Community “Rewilds” Merrill Green With Native Plants

The native pollinator garden project aims to bring native species back to campus. Photo courtesy of Amherst College.

On April 29, a group of student and faculty volunteers gathered to plant native Western Massachusetts trees, shrubs, and flowers on the green between the Merrill Apartments and the tennis courts. Led by Talia Ward ’23, this native pollinator garden project is a hopeful first step toward bringing native species back to campus and building community between students and the campus’s natural environment.

The seed for the project was first planted in Ward’s mind during her freshman year by a single patch of grass between Williston Hall and Frost Library. “Every week it would get mowed. And I was like, it’s this tiny-ass little thing. Why is it grass?”

Ward initially considered guerilla gardening — gardening in an area without a legal right to plant and grow plant species, often used as a form of protest — during the fall of 2021, but Professor of English and American Studies Lisa Brooks encouraged her to seek funding for a native pollinator garden instead.

After visiting President Biddy Martin’s office hours, Ward was connected with Jim Brassord, then chief of campus operations, and Kenny Lauzier, landscape and grounds supervisor. Martin, Brassord, and Lauzier showed enthusiasm for the project, reported Ward. “The grounds department really wants more native plants on campus,” she said.

The brainstorming and planning process that followed involved many meetings with Brooks and Artist in Residence Elizabeth James Perry and talking about the project with friends, said Ward. After hearing about the project through word of mouth, Association of Amherst Students (AAS) Senator Sophie Sweeney ’23 took on the garden as her Senate project, securing funding for it through the AAS.

Restoring native plants to an area is vital to preserving biodiversity and supporting the health of the entire ecosystem. Brooks and Perry contributed their traditional ecological knowledge about the area to determine what species to plant — eight in total. Together, they mapped the location of the various species of plants in the garden based on shading and the soil’s wetness.

Ward used the term “rewilding,” inspired by Perry, to describe the effort. “So much of our landscape on college campuses and in our lives is intentionally maintained to look a certain way,” she said. “What does it mean to, like, be in a space that is not intentionally maintained, that is really left to be ‘wild’?”

Ward said that unlike grassy areas on campus, the garden won’t require much human maintenance. “The hope is that once we have returned these plant beings to this space that they will take over.
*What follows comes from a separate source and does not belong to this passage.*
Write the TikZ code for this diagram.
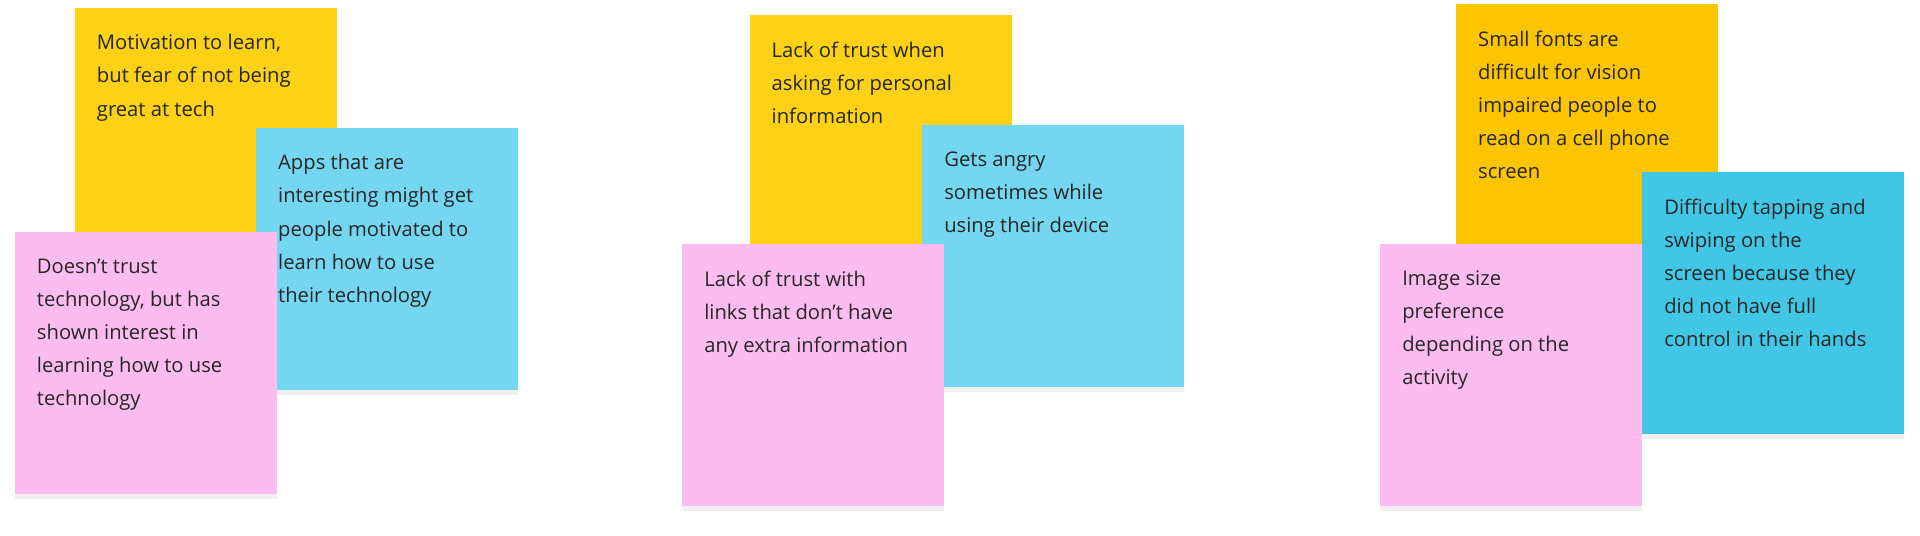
\documentclass[tikz,border=0pt]{standalone}
\usepackage{fontspec}
\setmainfont{Open Sans}
\usetikzlibrary{shadows}
\definecolor{noteyellow}{HTML}{FCD116}
\definecolor{noteorange}{HTML}{FCC500}
\definecolor{noteblue}{HTML}{74D6F0}
\definecolor{notecyan}{HTML}{41C7E5}
\definecolor{notepink}{HTML}{FDBCF0}
\tikzset{
  sticky/.style={draw=none, minimum width=214pt, minimum height=214pt, anchor=north west,
    drop shadow={shadow xshift=0pt, shadow yshift=-4pt, opacity=0.06, fill=black}},
  memo/.style={anchor=north west, align=left, inner sep=0pt,
    font=\fontsize{16.5}{27}\selectfont, text=black!85}
}
\begin{document}
\begin{tikzpicture}[x=1pt, y=-1pt]
  \useasboundingbox (0, 0) rectangle (1568, 437);
  % first cluster
  \node[sticky, fill=noteyellow] (motivation) at (61, 6) {};
  \node[memo] at ([shift={(18pt, -22pt)}]motivation.north west) {Motivation to learn,\\ but fear of not being\\ great at tech};
  \node[sticky, fill=noteblue] (apps) at (209, 104) {};
  \node[memo] at ([shift={(18pt, -22pt)}]apps.north west) {Apps that are\\ interesting might get\\ people motivated to\\ learn how to use\\ their technology};
  \node[sticky, fill=notepink] (distrust) at (12, 189) {};
  \node[memo] at ([shift={(18pt, -22pt)}]distrust.north west) {Doesn’t trust\\ technology, but has\\ shown interest in\\ learning how to use\\ technology};
  % second cluster
  \node[sticky, fill=noteyellow] (personal) at (612, 12) {};
  \node[memo] at ([shift={(18pt, -22pt)}]personal.north west) {Lack of trust when\\ asking for personal\\ information};
  \node[sticky, fill=noteblue] (angry) at (753, 102) {};
  \node[memo] at ([shift={(18pt, -22pt)}]angry.north west) {Gets angry\\ sometimes while\\ using their device};
  \node[sticky, fill=notepink] (links) at (557, 199) {};
  \node[memo] at ([shift={(18pt, -22pt)}]links.north west) {Lack of trust with\\ links that don’t have\\ any extra information};
  % third cluster
  \node[sticky, fill=noteorange] (fonts) at (1189, 3) {};
  \node[memo] at ([shift={(18pt, -22pt)}]fonts.north west) {Small fonts are\\ difficult for vision\\ impaired people to\\ read on a cell phone\\ screen};
  \node[sticky, fill=notepink] (imagesize) at (1127, 199) {};
  \node[memo] at ([shift={(18pt, -22pt)}]imagesize.north west) {Image size\\ preference\\ depending on the\\ activity};
  \node[sticky, fill=notecyan] (tapping) at (1341, 140) {};
  \node[memo] at ([shift={(18pt, -22pt)}]tapping.north west) {Difficulty tapping and\\ swiping on the\\ screen because they\\ did not have full\\ control in their hands};
\end{tikzpicture}
\end{document}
We’re just here to help them establish their community.”

Ward said that unlike grassy areas on campus, the garden won’t require much human maintenance. “The hope is that once we have returned these plant beings to this space that they will take over.” Photo courtesy of Amherst College.
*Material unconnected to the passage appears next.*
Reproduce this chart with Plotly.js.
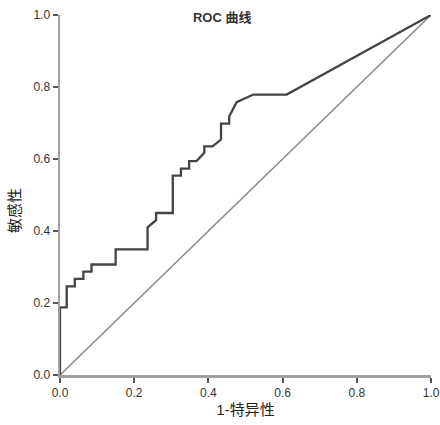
<!DOCTYPE html>
<html>
<head>
<meta charset="utf-8">
<script src="https://cdn.plot.ly/plotly-3.0.1.min.js"></script>
<style>html,body{margin:0;padding:0;background:#fff;}#chart{width:440px;height:425px;}</style>
</head>
<body>
<div id="chart"></div>
<script>
// ROC curve points (1 - specificity, sensitivity)
const fpr = [0.000, 0.000, 0.018, 0.018, 0.040, 0.040, 0.063, 0.063, 0.085, 0.085, 0.150, 0.150, 0.236, 0.236, 0.259, 0.259, 0.304, 0.304, 0.326, 0.326, 0.348, 0.348, 0.368, 0.389, 0.389, 0.411, 0.434, 0.434, 0.456, 0.456, 0.476, 0.521, 0.611, 1.000];
const tpr = [0.000, 0.188, 0.188, 0.246, 0.246, 0.267, 0.267, 0.287, 0.287, 0.307, 0.307, 0.349, 0.349, 0.410, 0.430, 0.450, 0.450, 0.554, 0.554, 0.573, 0.573, 0.594, 0.594, 0.617, 0.635, 0.635, 0.654, 0.698, 0.698, 0.718, 0.758, 0.779, 0.779, 1.000];
// Reference line
const refX = [0, 1];
const refY = [0, 1];
const tickVals = [0, 0.2, 0.4, 0.6, 0.8, 1.0];
const tickText = ["0.0", "0.2", "0.4", "0.6", "0.8", "1.0"];

const fontFam = "Arial, 'Liberation Sans', 'Noto Sans CJK SC', sans-serif";

const traces = [
  {x: refX, y: refY, mode: 'lines', line: {color: '#8c8c8c', width: 1.6}, hoverinfo: 'skip', showlegend: false},
  {x: fpr, y: tpr, mode: 'lines', line: {color: '#444444', width: 2.3}, showlegend: false}
];

const axisCommon = {
  range: [0, 1],
  tickvals: tickVals,
  ticktext: tickText,
  ticks: 'outside',
  ticklen: 5,
  tickwidth: 2,
  tickcolor: '#555',
  showline: true,
  linecolor: '#a0a0a0',
  linewidth: 2.5,
  showgrid: false,
  zeroline: false,
  tickfont: {family: fontFam, size: 12, color: '#333'}
};

const layout = {
  width: 440,
  height: 425,
  margin: {l: 60, r: 9, t: 15, b: 50},
  paper_bgcolor: '#fff',
  plot_bgcolor: '#fff',
  title: {text: '<b>ROC 曲线</b>', font: {family: fontFam, size: 13, color: '#333'}, x: 0.505, xanchor: 'center', y: 0.958, yanchor: 'middle'},
  xaxis: Object.assign({}, axisCommon, {title: {text: '1-特异性', font: {family: fontFam, size: 15, color: '#222'}, standoff: 6}}),
  yaxis: Object.assign({}, axisCommon),
  annotations: [{
    text: '敏感性', xref: 'paper', yref: 'paper', x: -0.121, y: 0.456,
    xanchor: 'center', yanchor: 'middle', textangle: -90, showarrow: false,
    font: {family: fontFam, size: 15, color: '#222'}
  }],
  showlegend: false
};

Plotly.newPlot('chart', traces, layout, {displayModeBar: false, staticPlot: true});
</script>
</body>
</html>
Prior to 2015, the site was populated by red pines, which are not native to the area but were planted in the late 1930s. After 80 years, their growth stagnated and they began to die in large numbers. The college cleared the site as part of a several-year project to remove and replace about 35 acres of red pines on and around campus. “This area has been barren for too long,” Professor of Biology and Environmental Studies Jill Miller said. “So it’s really nice to see it be reclaimed.”

The planting was open to everyone who expressed interest — with students, faculty, and staff participating — and took less than the anticipated four hours to complete. “I think most of the people here don’t really have a gardening background,” Tessa Levenstein ’23 said. “And look at what we’re able to do even without that training.”

Levenstein is a student in Brooks’ “Reading Land, Writing Waters” course, in which students study relationships between humans, culture, colonialism, and the environment through substantial class time spent outdoors. The class spent this past Friday’s class time at the planting. Levenstein cited the influence of taking the course on her planting experience. “Ultimately, I think land rehabilitation is best put in the hands of those who do it best. And those who do it best are often not humans.”

Miller has been hoping for more pollinator gardens on campus for years. “In [Biology-]181, we go outside maybe for about half the labs. I really wanted [the school] to plant fall flowering native plants so that students in that course could go out and study them.” Miller looks forward to bringing future students to the garden, as many of the plants are “pollinator magnets.”

Looking to the future, Ward intends for the garden to be a gathering space for everyone. “The hope is that it benefits not only the human members of our community, but also the other than human members,” she said. “And that people can find time to be here … to think about themselves not as adversaries of nature, but as being in community with nature.” Ward hopes for picnic tables and benches to be placed in the garden in years to come.

“I just really appreciate that [Ward] had these ideas and that she did it, you know, and she didn’t wait for someone else to do it,” Levenstein said. “She rolled up her sleeves and made it happen.”